TASK GOAL
Extract word for word the lines of the listing from its start to the line holding "1.875, 1.875, 1.875]", both ends kept; pictures are not part of the copy.

** start LISTED RECORDS **

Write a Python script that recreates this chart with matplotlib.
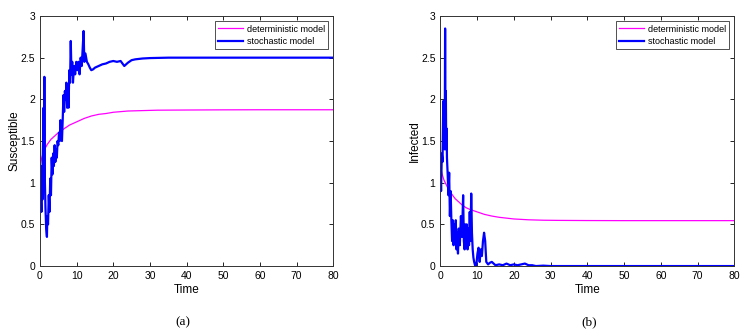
import numpy as np
import matplotlib
matplotlib.use('Agg')
import matplotlib.pyplot as plt

matplotlib.rcParams['font.family'] = ['Liberation Sans', 'DejaVu Sans']

# --- data ---
# (a) susceptible
t_det_s = [0, 0.5, 1, 1.5, 2, 3, 4, 5, 6, 7, 8, 10, 12, 14, 16, 18, 20, 24, 28, 32, 40, 50, 60, 70, 80]
det_s = [1.2, 1.3, 1.37, 1.42, 1.46, 1.52, 1.56, 1.6, 1.63, 1.66, 1.69, 1.73, 1.77, 1.8, 1.82, 1.83, 1.845, 1.86, 1.865, 1.87, 1.872, 1.874, 1.875, 1.875, 1.875]

t_sto_s = [0, 0.2, 0.4, 0.5, 0.7, 0.9, 1.0, 1.1, 1.2, 1.3, 1.5, 1.7, 1.9, 2.0, 2.2, 2.4, 2.6, 2.8, 3.0, 3.2, 3.4,
           3.6, 3.8, 4.0, 4.2, 4.4, 4.6, 4.8, 5.0, 5.2, 5.4, 5.6, 5.8, 6.0, 6.2, 6.4, 6.6, 6.8, 7.0, 7.2,
           7.4, 7.6, 7.8, 8.0, 8.2, 8.4, 8.6, 8.8, 9.0, 9.3, 9.6, 9.9, 10.2, 10.5, 10.8, 11.1, 11.4, 11.7,
           11.9, 12.1, 12.4, 12.8, 13.2, 13.6, 14.0, 14.5, 15.0, 16.0, 17.0, 18.0, 19.0, 20.0, 21.0, 22.0,
           22.5, 23.0, 24.0, 25.0, 26.0, 28.0, 30.0, 35.0, 40.0, 50.0, 60.0, 70.0, 80.0]
sto_s = [1.47, 1.0, 0.65, 1.2, 0.8, 1.15, 1.9, 0.95, 2.27, 1.1, 0.7, 0.45, 0.35, 0.6, 0.5, 0.85, 0.65, 1.05, 0.85, 1.3, 1.1,
         1.35, 1.2, 1.45, 1.25, 1.4, 1.3, 1.5, 1.45, 1.6, 1.5, 1.75, 1.55, 1.5, 1.75, 2.05, 1.85, 2.1, 2.0, 2.2,
         1.9, 2.15, 1.9, 2.35, 2.2, 2.7, 2.3, 2.45, 2.2, 2.4, 2.3, 2.45, 2.35, 2.45, 2.3, 2.5, 2.4, 2.65,
         2.82, 2.45, 2.55, 2.45, 2.42, 2.38, 2.35, 2.36, 2.38, 2.4, 2.42, 2.43, 2.45, 2.46, 2.45, 2.46,
         2.43, 2.4, 2.44, 2.47, 2.48, 2.49, 2.495, 2.5, 2.5, 2.5, 2.5, 2.5, 2.5]

# (b) infected
t_det_i = [0, 0.5, 1, 2, 3, 4, 5, 6, 7, 8, 10, 12, 14, 16, 18, 20, 24, 28, 32, 40, 50, 60, 70, 80]
det_i = [1.2, 1.1, 1.03, 0.94, 0.87, 0.81, 0.77, 0.73, 0.7, 0.68, 0.65, 0.62, 0.6, 0.585, 0.575, 0.565, 0.555, 0.55, 0.548, 0.546, 0.545, 0.545, 0.545, 0.545]

t_sto_i = [0, 0.2, 0.4, 0.6, 0.8, 1.0, 1.1, 1.2, 1.3, 1.4, 1.5, 1.6, 1.7, 1.8, 2.0, 2.2, 2.4, 2.6, 2.8, 3.0,
           3.2, 3.4, 3.6, 3.8, 4.0, 4.2, 4.4, 4.6, 4.8, 5.0, 5.3, 5.6, 5.9, 6.2, 6.4, 6.6, 6.8, 7.0, 7.2,
           7.4, 7.6, 7.8, 8.0, 8.2, 8.4, 8.6, 8.8, 9.0, 9.2, 9.5, 9.8, 10.1, 10.4, 10.7, 11.0, 11.3, 11.6,
           11.9, 12.2, 12.5, 13.0, 13.5, 14.0, 15.0, 16.0, 17.0, 18.0, 19.0, 20.0, 21.0, 22.0, 23.0, 24.0,
           25.0, 26.0, 28.0, 30.0, 40.0, 60.0, 80.0]
sto_i = [1.2, 0.9, 1.35, 1.25, 1.98, 1.5, 1.9, 1.4, 2.85, 1.45, 2.1, 1.4, 1.65, 1.3, 1.1, 0.85, 1.12, 0.6, 0.9, 0.55,
         0.3, 0.55, 0.25, 0.5, 0.3, 0.55, 0.2, 0.4, 0.15, 0.45, 0.25, 0.6, 0.35, 0.85, 0.3, 0.2, 0.5, 0.3, 0.5,
         0.2, 0.45, 0.25, 0.65, 0.3, 0.87, 0.4, 0.2, 0.1, 0.05, 0.0, 0.02, 0.15, 0.22, 0.05, 0.2, 0.12, 0.3,
         0.4, 0.3, 0.05, 0.02, 0.04, 0.05, 0.01, 0.02, 0.01, 0.03, 0.01, 0.02, 0.01, 0.02, 0.03, 0.01,
         0.01, 0.0, 0.005, 0.0, 0.0, 0.0, 0.0]

magenta = '#ff00ff'
blue = '#0000ff'

fig = plt.figure(figsize=(7.54, 3.33), dpi=100)
ax1 = fig.add_axes([0.053, 0.201, 0.389, 0.751])
ax2 = fig.add_axes([0.584, 0.201, 0.390, 0.751])

panels = [(ax1, t_det_s, det_s, t_sto_s, sto_s, 'Susceptible', '(a)', 0.243),
          (ax2, t_det_i, det_i, t_sto_i, sto_i, 'Infected', '(b)', 0.781)]

for ax, td, yd, ts, ys, ylab, tag, xtag in panels:
    ax.plot(td, yd, color=magenta, lw=0.9, label='deterministic model')
    ax.plot(ts, ys, color=blue, lw=1.6, label='stochastic model')
    ax.set_xlim(0, 80)
    ax.set_ylim(0, 3)
    ax.set_xticks(np.arange(0, 81, 10))
    ax.set_yticks([0, 0.5, 1, 1.5, 2, 2.5, 3])
    ax.set_yticklabels(['0', '0.5', '1', '1.5', '2', '2.5', '3'])
    ax.tick_params(direction='in', top=True, right=True, labelsize=7.5, length=3, width=0.6, pad=3.5)
    for s in ax.spines.values():
        s.set_linewidth(0.7)
        s.set_color('#333333')
    ax.set_xlabel('Time', fontsize=8.5, labelpad=2)
    ax.set_ylabel(ylab, fontsize=8.5, labelpad=0)
    leg = ax.legend(loc='upper right', fontsize=6.5, frameon=True, fancybox=False,
                    edgecolor='black', handlelength=2.8, borderpad=0.35, labelspacing=0.35,
                    handletextpad=0.4, borderaxespad=0.6)
    leg.get_frame().set_linewidth(0.6)
    fig.text(xtag, 0.033, tag, ha='center', va='center', fontsize=9.5, family='Liberation Serif')

fig.savefig('out.png', dpi=100)
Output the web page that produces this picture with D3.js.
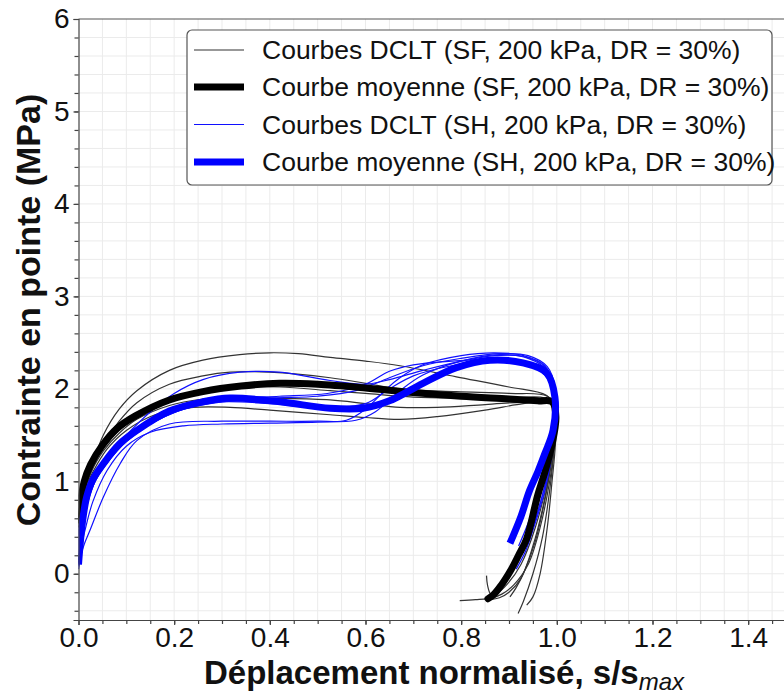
<!DOCTYPE html>
<html>
<head>
<meta charset="utf-8">
<script src="https://cdn.jsdelivr.net/npm/d3@7"></script>
<style>
body { margin: 0; background: white; }
text { font-family: "Liberation Sans", Arial, sans-serif; }
</style>
</head>
<body>
<script>
var w = 784;
var h = 697;

// axis ticks
var xTicks = [0, 0.2, 0.4, 0.6, 0.8, 1.0, 1.2, 1.4];
var yTicks = [0, 1, 2, 3, 4, 5, 6];

// Courbes DCLT (SF) - [s/smax, qc]
var sfA = [[0,0.6],[0.003,0.76],[0.012,0.95],[0.024,1.12],[0.052,1.5],[0.085,1.78],[0.122,1.98],[0.19,2.2],[0.26,2.31],[0.337,2.37],[0.4,2.39],[0.46,2.38],[0.526,2.34],[0.6,2.3],[0.672,2.25],[0.79,2.13],[0.9,2.02],[0.978,1.93],[0.998,1.8],[0.997,1.4],[0.99,1.0],[0.98,0.5],[0.965,0.0],[0.95,-0.25],[0.937,-0.34]];
var sfB = [[0,0.62],[0.003,0.74],[0.012,0.92],[0.025,1.08],[0.052,1.4],[0.085,1.65],[0.122,1.85],[0.19,2.05],[0.26,2.14],[0.317,2.18],[0.4,2.18],[0.526,2.12],[0.6,2.06],[0.672,2.0],[0.79,1.97],[0.9,1.95],[0.98,1.92],[0.998,1.78],[0.995,1.4],[0.985,0.9],[0.97,0.4],[0.95,0.0],[0.93,-0.3],[0.919,-0.43]];
var sfC = [[0,0.55],[0.004,0.72],[0.012,0.92],[0.026,1.1],[0.052,1.33],[0.085,1.52],[0.122,1.67],[0.19,1.82],[0.26,1.89],[0.317,1.91],[0.4,1.9],[0.526,1.88],[0.6,1.84],[0.672,1.8],[0.75,1.8],[0.85,1.83],[0.95,1.86],[0.99,1.85],[0.997,1.65],[0.99,1.25],[0.975,0.8],[0.955,0.35],[0.93,0.0],[0.915,-0.15],[0.902,-0.25]];
var sfD = [[0,0.5],[0.005,0.7],[0.014,0.92],[0.03,1.1],[0.06,1.35],[0.1,1.55],[0.16,1.72],[0.24,1.8],[0.317,1.8],[0.4,1.77],[0.526,1.72],[0.6,1.69],[0.672,1.67],[0.75,1.7],[0.85,1.77],[0.93,1.84],[0.98,1.86],[0.997,1.75],[0.995,1.4],[0.985,1.0],[0.965,0.5],[0.94,0.1],[0.91,-0.12],[0.885,-0.22],[0.865,-0.26],[0.83,-0.28],[0.797,-0.29]];
var sfE = [[0,0.6],[0.005,0.78],[0.012,0.97],[0.026,1.15],[0.052,1.36],[0.085,1.55],[0.122,1.7],[0.19,1.88],[0.26,1.98],[0.34,2.04],[0.42,2.06],[0.526,2.04],[0.6,2.0],[0.7,1.94],[0.8,1.9],[0.9,1.88],[0.97,1.88],[0.997,1.78],[0.993,1.4],[0.98,1.0],[0.955,0.5],[0.925,0.1],[0.895,-0.12],[0.875,-0.21],[0.862,-0.22],[0.855,-0.12],[0.853,-0.02]];
var sfF = [[0,0.57],[0.005,0.77],[0.012,0.98],[0.026,1.17],[0.052,1.4],[0.085,1.6],[0.122,1.74],[0.19,1.9],[0.26,1.99],[0.34,2.02],[0.42,2.02],[0.526,1.98],[0.6,1.95],[0.7,1.91],[0.8,1.9],[0.9,1.9],[0.975,1.9],[0.998,1.8],[0.995,1.5],[0.985,1.1],[0.97,0.7],[0.95,0.3],[0.925,-0.05],[0.9,-0.2],[0.88,-0.26],[0.86,-0.28]];

// Courbes DCLT (SH)
var shA = [[0,0.15],[0.004,0.35],[0.01,0.6],[0.02,0.85],[0.035,1.05],[0.06,1.27],[0.1,1.5],[0.15,1.75],[0.2,1.95],[0.26,2.1],[0.337,2.18],[0.42,2.18],[0.526,2.09],[0.6,2.05],[0.65,2.1],[0.72,2.2],[0.8,2.3],[0.87,2.36],[0.93,2.35],[0.975,2.24],[0.993,2.0],[0.995,1.7],[0.985,1.3],[0.97,0.95],[0.955,0.65],[0.94,0.4],[0.925,0.2]];
var shB = [[0,0.05],[0.005,0.2],[0.012,0.32],[0.024,0.47],[0.052,0.83],[0.087,1.19],[0.122,1.44],[0.19,1.62],[0.3,1.65],[0.4,1.65],[0.5,1.65],[0.56,1.66],[0.6,1.78],[0.64,1.98],[0.672,2.12],[0.72,2.26],[0.8,2.36],[0.87,2.39],[0.93,2.36],[0.975,2.25],[0.995,2.0],[0.997,1.7],[0.99,1.3],[0.975,0.9],[0.955,0.55],[0.935,0.25],[0.915,0.05]];
var shC = [[0,0.1],[0.006,0.3],[0.015,0.5],[0.03,0.78],[0.06,1.12],[0.1,1.38],[0.15,1.53],[0.22,1.6],[0.3,1.62],[0.4,1.63],[0.5,1.64],[0.58,1.66],[0.62,1.75],[0.672,1.98],[0.72,2.15],[0.8,2.3],[0.88,2.37],[0.94,2.33],[0.98,2.2],[0.997,1.95],[0.995,1.6],[0.985,1.2],[0.97,0.85],[0.95,0.5],[0.93,0.25]];
var shD = [[0,0.12],[0.004,0.32],[0.01,0.58],[0.02,0.86],[0.035,1.06],[0.06,1.25],[0.1,1.47],[0.15,1.65],[0.22,1.8],[0.3,1.86],[0.4,1.84],[0.5,1.8],[0.6,1.84],[0.65,2.0],[0.7,2.14],[0.78,2.25],[0.86,2.3],[0.93,2.27],[0.975,2.15],[0.995,1.9],[0.993,1.55],[0.98,1.2],[0.96,0.85],[0.94,0.55],[0.92,0.3]];
var shE = [[0,0.08],[0.004,0.28],[0.01,0.52],[0.02,0.78],[0.035,1.0],[0.06,1.2],[0.1,1.43],[0.15,1.62],[0.22,1.78],[0.3,1.86],[0.4,1.9],[0.5,1.92],[0.58,1.98],[0.65,2.12],[0.72,2.25],[0.8,2.33],[0.88,2.38],[0.94,2.36],[0.98,2.24],[0.997,2.0],[0.996,1.7],[0.988,1.3],[0.975,0.95],[0.955,0.6],[0.935,0.35]];
var shF = [[0,0.12],[0.005,0.36],[0.012,0.62],[0.025,0.88],[0.045,1.1],[0.08,1.33],[0.12,1.52],[0.18,1.7],[0.25,1.83],[0.33,1.9],[0.42,1.92],[0.52,1.95],[0.6,2.05],[0.65,2.19],[0.7,2.26],[0.78,2.3],[0.86,2.32],[0.93,2.3],[0.97,2.2],[0.99,2.05],[0.995,1.8],[0.99,1.45],[0.975,1.05],[0.955,0.65],[0.935,0.35],[0.912,0.08]];

// courbes moyennes
var sfMean = [[0,0.58],[0.005,0.8],[0.012,1.0],[0.025,1.18],[0.05,1.39],[0.08,1.57],[0.12,1.71],[0.19,1.88],[0.26,1.97],[0.34,2.03],[0.42,2.06],[0.5,2.05],[0.6,2.01],[0.7,1.96],[0.8,1.92],[0.9,1.89],[0.96,1.87],[0.99,1.86],[0.998,1.7],[0.99,1.4],[0.975,1.1],[0.96,0.85],[0.937,0.38],[0.92,0.2],[0.905,0.05],[0.88,-0.15],[0.865,-0.24],[0.856,-0.27]];
var shMean = [[0,0.1],[0.003,0.29],[0.008,0.55],[0.017,0.83],[0.03,1.02],[0.052,1.19],[0.085,1.4],[0.122,1.55],[0.19,1.76],[0.26,1.86],[0.317,1.9],[0.421,1.86],[0.526,1.79],[0.595,1.79],[0.65,1.87],[0.72,2.06],[0.79,2.23],[0.86,2.31],[0.929,2.28],[0.979,2.17],[0.996,1.91],[0.992,1.55],[0.975,1.3],[0.96,1.1],[0.943,0.9],[0.925,0.62],[0.902,0.33]];

var sfCurves = [sfA, sfB, sfC, sfD, sfE, sfF];
var shCurves = [shA, shB, shC, shD, shE, shF];

var legendLabels = [
    "Courbes DCLT (SF, 200 kPa, DR = 30%)",
    "Courbe moyenne (SF, 200 kPa, DR = 30%)",
    "Courbes DCLT (SH, 200 kPa, DR = 30%)",
    "Courbe moyenne (SH, 200 kPa, DR = 30%)"
];

var xScale = d3.scaleLinear()
    .domain([0, 1.5])
    .range([78.5, 796]);

var yScale = d3.scaleLinear()
    .domain([-0.5, 6])
    .range([620, 19]);

var svg = d3.select("body")
    .append("svg")
    .attr("width", w)
    .attr("height", h);

svg.append("clipPath")
    .attr("id", "plot")
    .append("rect")
    .attr("x", xScale(0))
    .attr("y", yScale(6))
    .attr("width", xScale(1.5) - xScale(0))
    .attr("height", yScale(-0.5) - yScale(6));

// grid
var xGrid = d3.range(1, 30).map(function (i) { return i * 0.05; });
var yGrid = d3.range(-2, 30).map(function (i) { return i * 0.2; });

svg.append("g")
    .selectAll("line")
    .data(xGrid)
    .enter()
    .append("line")
    .attr("x1", function (d) { return xScale(d); })
    .attr("x2", function (d) { return xScale(d); })
    .attr("y1", yScale(6))
    .attr("y2", yScale(-0.5))
    .style("stroke", "#ebebeb")
    .style("stroke-width", 1);

svg.append("g")
    .selectAll("line")
    .data(yGrid)
    .enter()
    .append("line")
    .attr("x1", xScale(0))
    .attr("x2", xScale(1.5))
    .attr("y1", function (d) { return yScale(d); })
    .attr("y2", function (d) { return yScale(d); })
    .style("stroke", "#ebebeb")
    .style("stroke-width", 1);

// top border
svg.append("line")
    .attr("x1", xScale(0))
    .attr("x2", xScale(1.5))
    .attr("y1", yScale(6))
    .attr("y2", yScale(6))
    .style("stroke", "#555")
    .style("stroke-width", 1.2);

var line = d3.line()
    .x(function (d) { return xScale(d[0]); })
    .y(function (d) { return yScale(d[1]); })
    .curve(d3.curveCatmullRom.alpha(0.5));

var plot = svg.append("g").attr("clip-path", "url(#plot)");

plot.selectAll("path.sf")
    .data(sfCurves)
    .enter()
    .append("path")
    .attr("class", "sf")
    .attr("d", line)
    .style("fill", "none")
    .style("stroke", "#333")
    .style("stroke-width", 1.2);

plot.selectAll("path.sh")
    .data(shCurves)
    .enter()
    .append("path")
    .attr("class", "sh")
    .attr("d", line)
    .style("fill", "none")
    .style("stroke", "#1010ff")
    .style("stroke-width", 1.2);

plot.append("path")
    .datum(sfMean)
    .attr("d", line)
    .style("fill", "none")
    .style("stroke", "black")
    .style("stroke-width", 7)
    .style("stroke-linecap", "round");

plot.append("path")
    .datum(shMean)
    .attr("d", line)
    .style("fill", "none")
    .style("stroke", "blue")
    .style("stroke-width", 7);

// axes
var xAxis = svg.append("g")
    .attr("transform", "translate(0," + yScale(-0.5) + ")")
    .call(d3.axisBottom(xScale)
        .tickValues(xTicks)
        .tickSize(5)
        .tickPadding(2)
        .tickFormat(d3.format(".1f")));

svg.append("g")
    .attr("transform", "translate(0," + yScale(-0.5) + ")")
    .call(d3.axisBottom(xScale)
        .tickValues(xGrid)
        .tickSize(4)
        .tickFormat(""))
    .select(".domain").remove();

var yAxis = svg.append("g")
    .attr("transform", "translate(" + xScale(0) + ",0)")
    .call(d3.axisLeft(yScale)
        .tickValues(yTicks)
        .tickSize(5)
        .tickPadding(4)
        .tickFormat(d3.format("d")));

svg.append("g")
    .attr("transform", "translate(" + xScale(0) + ",0)")
    .call(d3.axisLeft(yScale)
        .tickValues(yGrid.filter(function (d) { return d > -0.45; }))
        .tickSize(4)
        .tickFormat(""))
    .select(".domain").remove();

svg.selectAll(".domain, .tick line")
    .style("stroke", "#444")
    .style("stroke-width", 1.2);

xAxis.selectAll("text")
    .style("font-size", "28px")
    .style("font-family", "'Liberation Sans', Arial, sans-serif")
    .style("fill", "#111");

yAxis.selectAll("text")
    .style("font-size", "28px")
    .style("font-family", "'Liberation Sans', Arial, sans-serif")
    .style("fill", "#111");

// axis titles
var xTitle = svg.append("text")
    .attr("x", 444)
    .attr("y", 684)
    .attr("text-anchor", "middle")
    .style("font-size", "33px")
    .style("font-weight", "bold")
    .style("fill", "#111");
xTitle.append("tspan").text("Déplacement normalisé, s/s");
xTitle.append("tspan")
    .attr("dy", 6)
    .style("font-size", "24px")
    .style("font-style", "italic")
    .style("font-weight", "normal")
    .text("max");

svg.append("text")
    .attr("transform", "translate(40,310) rotate(-90)")
    .attr("text-anchor", "middle")
    .style("font-size", "34px")
    .style("font-weight", "bold")
    .style("fill", "#111")
    .text("Contrainte en pointe (MPa)");

// legend
var legend = svg.append("g");

legend.append("rect")
    .attr("x", 187)
    .attr("y", 30)
    .attr("width", 585)
    .attr("height", 155)
    .attr("rx", 5)
    .style("fill", "white")
    .style("stroke", "#555")
    .style("stroke-width", 1.2);

var legendColor = ["#333", "black", "#1010ff", "blue"];
var legendWidth = [1.2, 7, 1.2, 7];
var legendY = [50, 87, 124.5, 162];

legend.selectAll("line")
    .data(legendLabels)
    .enter()
    .append("line")
    .attr("x1", 194)
    .attr("x2", 244)
    .attr("y1", function (d, i) { return legendY[i]; })
    .attr("y2", function (d, i) { return legendY[i]; })
    .style("stroke", function (d, i) { return legendColor[i]; })
    .style("stroke-width", function (d, i) { return legendWidth[i]; });

legend.selectAll("text")
    .data(legendLabels)
    .enter()
    .append("text")
    .attr("x", 262)
    .attr("y", function (d, i) { return legendY[i]; })
    .attr("dy", "0.35em")
    .style("font-size", "26.5px")
    .style("fill", "#111")
    .text(function (d) { return d; });
</script>
</body>
</html>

** end LISTED RECORDS **

CORRECT RESULT
Write a Python script that recreates this chart with matplotlib.
import numpy as np
import matplotlib
matplotlib.use('Agg')
import matplotlib.pyplot as plt

matplotlib.rcParams['font.family'] = ['Liberation Sans', 'DejaVu Sans']

# --- data ---
# (a) susceptible
t_det_s = [0, 0.5, 1, 1.5, 2, 3, 4, 5, 6, 7, 8, 10, 12, 14, 16, 18, 20, 24, 28, 32, 40, 50, 60, 70, 80]
det_s = [1.2, 1.3, 1.37, 1.42, 1.46, 1.52, 1.56, 1.6, 1.63, 1.66, 1.69, 1.73, 1.77, 1.8, 1.82, 1.83, 1.845, 1.86, 1.865, 1.87, 1.872, 1.874, 1.875, 1.875, 1.875]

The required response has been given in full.